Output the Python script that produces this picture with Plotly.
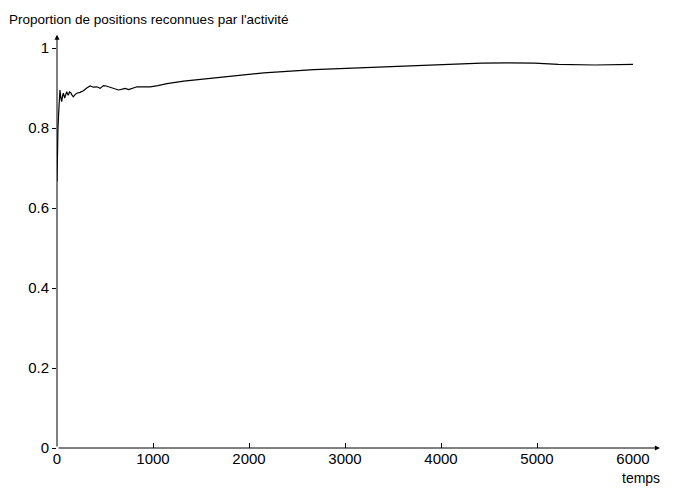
import plotly.graph_objects as go

# temps (x) et proportion reconnue (y)
temps = [0, 3, 10, 20, 31, 40, 49, 58, 66, 80, 101, 110, 118, 130, 143, 155, 170,
         190, 206, 240, 275, 310, 345, 380, 415, 450, 484, 512, 560, 600, 641, 680,
         711, 746, 790, 833, 900, 972, 1050, 1146, 1320, 1564, 1808, 2153, 2676,
         3198, 3721, 4107, 4421, 4700, 4975, 5222, 5602, 6000]
proportion = [0.667, 0.77, 0.80, 0.85, 0.895, 0.875, 0.866, 0.88, 0.887, 0.875,
              0.891, 0.885, 0.882, 0.89, 0.888, 0.883, 0.878, 0.884, 0.887, 0.889,
              0.893, 0.9, 0.905, 0.902, 0.903, 0.899, 0.906, 0.905, 0.901, 0.898,
              0.895, 0.897, 0.899, 0.896, 0.9, 0.903, 0.903, 0.903, 0.906, 0.911,
              0.917, 0.923, 0.929, 0.938, 0.946, 0.951, 0.955, 0.958, 0.962, 0.963,
              0.962, 0.959, 0.9575, 0.959]

x_ticks = [0, 1000, 2000, 3000, 4000, 5000, 6000]
y_ticks = [0, 0.2, 0.4, 0.6, 0.8, 1]
y_labels = ["0", "0.2", "0.4", "0.6", "0.8", "1"]

font = dict(family="Liberation Sans, Arial, sans-serif", size=15, color="black")

fig = go.Figure(go.Scatter(x=temps, y=proportion, mode="lines",
                           line=dict(color="black", width=1.2)))

# the page adds an 8px body margin, so the figure is a bit smaller than the window
fig.update_layout(
    width=665, height=481,
    margin=dict(l=49, r=40, t=40, b=41),
    plot_bgcolor="white", paper_bgcolor="white",
    showlegend=False, font=font,
    xaxis=dict(range=[0, 6000], tickvals=x_ticks, ticks="inside", ticklen=5,
               tickcolor="black", showgrid=False, zeroline=False, showline=False),
    yaxis=dict(range=[0, 1], tickvals=y_ticks, ticktext=y_labels, ticks="outside",
               ticklen=4, tickcolor="black", showgrid=False, zeroline=False,
               showline=False),
)

# axes fléchés
fig.add_annotation(x=6280, y=0, ax=0, ay=0, xref="x", yref="y", axref="x", ayref="y",
                   showarrow=True, arrowhead=2, arrowsize=1, arrowwidth=1,
                   arrowcolor="black", text="")
fig.add_annotation(x=0, y=1.033, ax=0, ay=0, xref="x", yref="y", axref="x", ayref="y",
                   showarrow=True, arrowhead=2, arrowsize=1, arrowwidth=1,
                   arrowcolor="black", text="")

fig.add_annotation(text="Proportion de positions reconnues par l'activité",
                   xref="paper", yref="paper", x=-0.087, y=1.095, xanchor="left",
                   yanchor="top", showarrow=False, font=dict(size=13.5))
fig.add_annotation(text="temps", xref="paper", yref="paper", x=1.05, y=-0.05,
                   xanchor="right", yanchor="top", showarrow=False, font=dict(size=14))

fig.write_html("out.html")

Task objective = Except for the pictures, print the data above exactly.

Finished answer =
Output the Python script that produces this picture with Plotly.
import plotly.graph_objects as go

# temps (x) et proportion reconnue (y)
temps = [0, 3, 10, 20, 31, 40, 49, 58, 66, 80, 101, 110, 118, 130, 143, 155, 170,
         190, 206, 240, 275, 310, 345, 380, 415, 450, 484, 512, 560, 600, 641, 680,
         711, 746, 790, 833, 900, 972, 1050, 1146, 1320, 1564, 1808, 2153, 2676,
         3198, 3721, 4107, 4421, 4700, 4975, 5222, 5602, 6000]
proportion = [0.667, 0.77, 0.80, 0.85, 0.895, 0.875, 0.866, 0.88, 0.887, 0.875,
              0.891, 0.885, 0.882, 0.89, 0.888, 0.883, 0.878, 0.884, 0.887, 0.889,
              0.893, 0.9, 0.905, 0.902, 0.903, 0.899, 0.906, 0.905, 0.901, 0.898,
              0.895, 0.897, 0.899, 0.896, 0.9, 0.903, 0.903, 0.903, 0.906, 0.911,
              0.917, 0.923, 0.929, 0.938, 0.946, 0.951, 0.955, 0.958, 0.962, 0.963,
              0.962, 0.959, 0.9575, 0.959]

x_ticks = [0, 1000, 2000, 3000, 4000, 5000, 6000]
y_ticks = [0, 0.2, 0.4, 0.6, 0.8, 1]
y_labels = ["0", "0.2", "0.4", "0.6", "0.8", "1"]

font = dict(family="Liberation Sans, Arial, sans-serif", size=15, color="black")

fig = go.Figure(go.Scatter(x=temps, y=proportion, mode="lines",
                           line=dict(color="black", width=1.2)))

# the page adds an 8px body margin, so the figure is a bit smaller than the window
fig.update_layout(
    width=665, height=481,
    margin=dict(l=49, r=40, t=40, b=41),
    plot_bgcolor="white", paper_bgcolor="white",
    showlegend=False, font=font,
    xaxis=dict(range=[0, 6000], tickvals=x_ticks, ticks="inside", ticklen=5,
               tickcolor="black", showgrid=False, zeroline=False, showline=False),
    yaxis=dict(range=[0, 1], tickvals=y_ticks, ticktext=y_labels, ticks="outside",
               ticklen=4, tickcolor="black", showgrid=False, zeroline=False,
               showline=False),
)

# axes fléchés
fig.add_annotation(x=6280, y=0, ax=0, ay=0, xref="x", yref="y", axref="x", ayref="y",
                   showarrow=True, arrowhead=2, arrowsize=1, arrowwidth=1,
                   arrowcolor="black", text="")
fig.add_annotation(x=0, y=1.033, ax=0, ay=0, xref="x", yref="y", axref="x", ayref="y",
                   showarrow=True, arrowhead=2, arrowsize=1, arrowwidth=1,
                   arrowcolor="black", text="")

fig.add_annotation(text="Proportion de positions reconnues par l'activité",
                   xref="paper", yref="paper", x=-0.087, y=1.095, xanchor="left",
                   yanchor="top", showarrow=False, font=dict(size=13.5))
fig.add_annotation(text="temps", xref="paper", yref="paper", x=1.05, y=-0.05,
                   xanchor="right", yanchor="top", showarrow=False, font=dict(size=14))

fig.write_html("out.html")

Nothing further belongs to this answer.